WHAT YOU ARE ASKED TO DO -
The data below should be restated word for word, with every picture omitted.

ENTRIES PROVIDED -

****************

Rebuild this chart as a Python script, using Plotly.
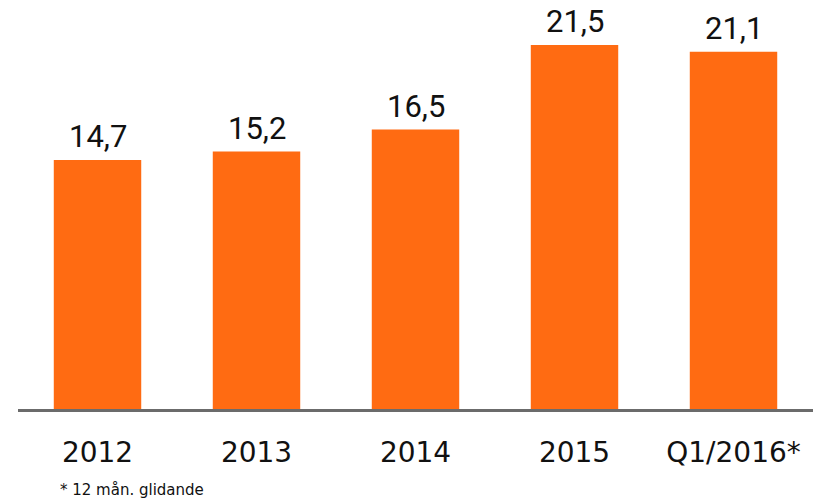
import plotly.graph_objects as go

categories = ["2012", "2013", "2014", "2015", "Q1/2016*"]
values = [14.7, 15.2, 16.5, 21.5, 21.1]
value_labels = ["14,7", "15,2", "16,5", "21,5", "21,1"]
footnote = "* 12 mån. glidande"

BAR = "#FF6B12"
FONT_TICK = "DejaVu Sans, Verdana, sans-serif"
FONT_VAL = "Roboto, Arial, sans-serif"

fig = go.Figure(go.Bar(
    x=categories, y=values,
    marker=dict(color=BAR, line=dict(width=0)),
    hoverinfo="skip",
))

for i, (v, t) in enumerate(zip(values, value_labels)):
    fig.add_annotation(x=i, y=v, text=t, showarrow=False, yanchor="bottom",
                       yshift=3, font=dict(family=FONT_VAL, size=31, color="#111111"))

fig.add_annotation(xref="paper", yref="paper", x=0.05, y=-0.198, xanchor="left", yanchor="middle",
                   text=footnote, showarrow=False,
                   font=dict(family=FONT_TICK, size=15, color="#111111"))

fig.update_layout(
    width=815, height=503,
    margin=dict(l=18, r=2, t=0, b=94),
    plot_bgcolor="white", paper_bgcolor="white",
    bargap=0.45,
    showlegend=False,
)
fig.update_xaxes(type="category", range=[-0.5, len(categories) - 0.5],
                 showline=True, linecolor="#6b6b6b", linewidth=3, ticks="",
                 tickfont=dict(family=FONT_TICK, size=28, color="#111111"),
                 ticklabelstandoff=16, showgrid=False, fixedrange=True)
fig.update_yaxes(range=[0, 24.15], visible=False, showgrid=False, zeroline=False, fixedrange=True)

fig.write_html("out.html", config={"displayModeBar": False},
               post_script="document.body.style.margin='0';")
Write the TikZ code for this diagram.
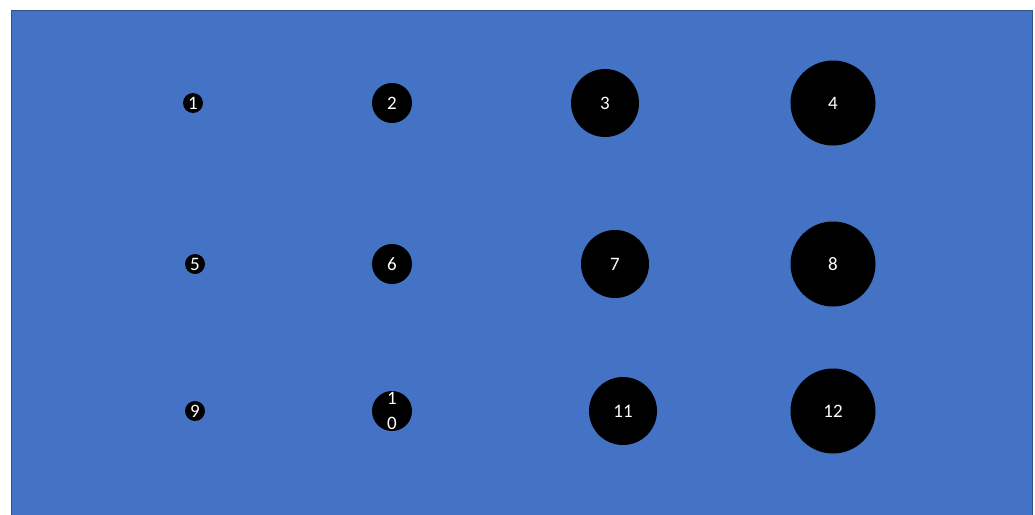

****************

WRITTEN ANSWER -
Rebuild this chart as a Python script, using Plotly.
import plotly.graph_objects as go

categories = ["2012", "2013", "2014", "2015", "Q1/2016*"]
values = [14.7, 15.2, 16.5, 21.5, 21.1]
value_labels = ["14,7", "15,2", "16,5", "21,5", "21,1"]
footnote = "* 12 mån. glidande"

BAR = "#FF6B12"
FONT_TICK = "DejaVu Sans, Verdana, sans-serif"
FONT_VAL = "Roboto, Arial, sans-serif"

fig = go.Figure(go.Bar(
    x=categories, y=values,
    marker=dict(color=BAR, line=dict(width=0)),
    hoverinfo="skip",
))

for i, (v, t) in enumerate(zip(values, value_labels)):
    fig.add_annotation(x=i, y=v, text=t, showarrow=False, yanchor="bottom",
                       yshift=3, font=dict(family=FONT_VAL, size=31, color="#111111"))

fig.add_annotation(xref="paper", yref="paper", x=0.05, y=-0.198, xanchor="left", yanchor="middle",
                   text=footnote, showarrow=False,
                   font=dict(family=FONT_TICK, size=15, color="#111111"))

fig.update_layout(
    width=815, height=503,
    margin=dict(l=18, r=2, t=0, b=94),
    plot_bgcolor="white", paper_bgcolor="white",
    bargap=0.45,
    showlegend=False,
)
fig.update_xaxes(type="category", range=[-0.5, len(categories) - 0.5],
                 showline=True, linecolor="#6b6b6b", linewidth=3, ticks="",
                 tickfont=dict(family=FONT_TICK, size=28, color="#111111"),
                 ticklabelstandoff=16, showgrid=False, fixedrange=True)
fig.update_yaxes(range=[0, 24.15], visible=False, showgrid=False, zeroline=False, fixedrange=True)

fig.write_html("out.html", config={"displayModeBar": False},
               post_script="document.body.style.margin='0';")
Write the TikZ code for this diagram.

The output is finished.